A Unified Thermodynamic Framework: From Equilibrium and Nonequilibrium to Zentropy, Cross Phenomena, and Applications for AI and AI Safety
摘要
Thermodynamics is traditionally viewed as a theory of equilibrium because Gibbs formulated the combined law strictly for equilibrium systems. This historical limitation motivated the emergence of irreversible thermodynamics as a distinct field. Subsequent advances, including Kaufman’s introduction of lattice stability for quantitative treatment of nonequilibrium phases, Hillert’s integration of entropy production into the combined law, and Ågren’s development of the modern theory of atomic mobility, collectively extended Gibbs’s framework to describe real materials under evolving thermodynamic driving forces.
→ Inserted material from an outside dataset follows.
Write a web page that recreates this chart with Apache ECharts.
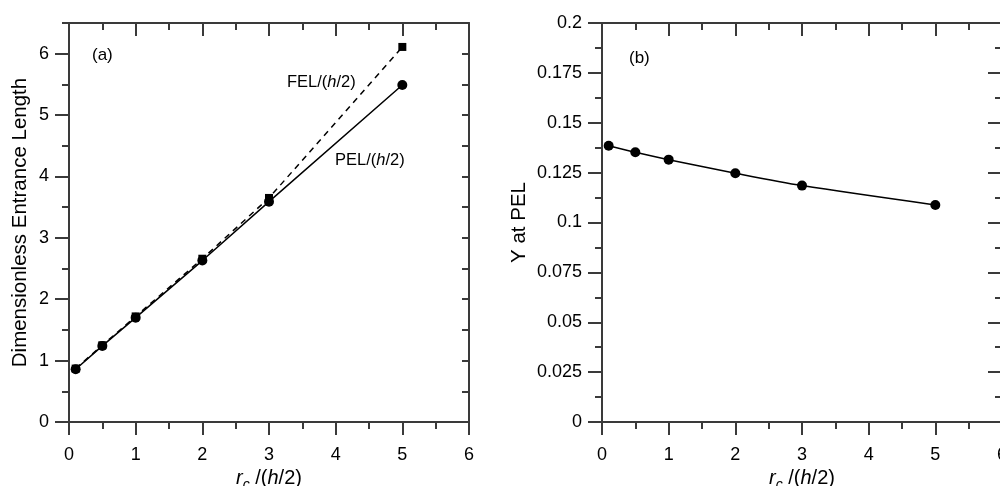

The present author further refined Hillert’s nonequilibrium formalism by introducing partial internal energy, partial entropy, and partial volume for each component directly into the first, second, and combined laws. This refinement yields an explicit definition for the chemical potential in terms of these partial quantities, resolving subtle interdependencies among entropy, volume, and composition in open systems. Building on this foundation and Ågren’s mobility theory, the author developed and later revised the theory of cross phenomena, deriving transport equations from the first law and addressing limitations inherent in phenomenological Onsager formulations. In parallel, the author and collaborators established zentropy theory, which unifies quantum mechanics and Gibbs statistical mechanics to predict entropy and Helmholtz energy from a full ensemble of symmetry-broken configurations. This framework enables quantitative prediction of Helmholtz energy landscapes with basins, ridges, and apices across stable, metastable, and unstable states. Together, these developments establish a unified thermodynamic framework spanning equilibrium, nonequilibrium, statistical, and quantum descriptions across all-scales, and provide a thermodynamics-based artificial intelligence (AI) framework exemplified by the zentropy-enhanced neural network (ZENN), yielding physically grounded, interpretable predictions. This new AI framework also incorporates built-in safety mechanisms, including structural containment through configuration partitioning and dynamic containment via zentropy-based regulation of driving forces and system stability.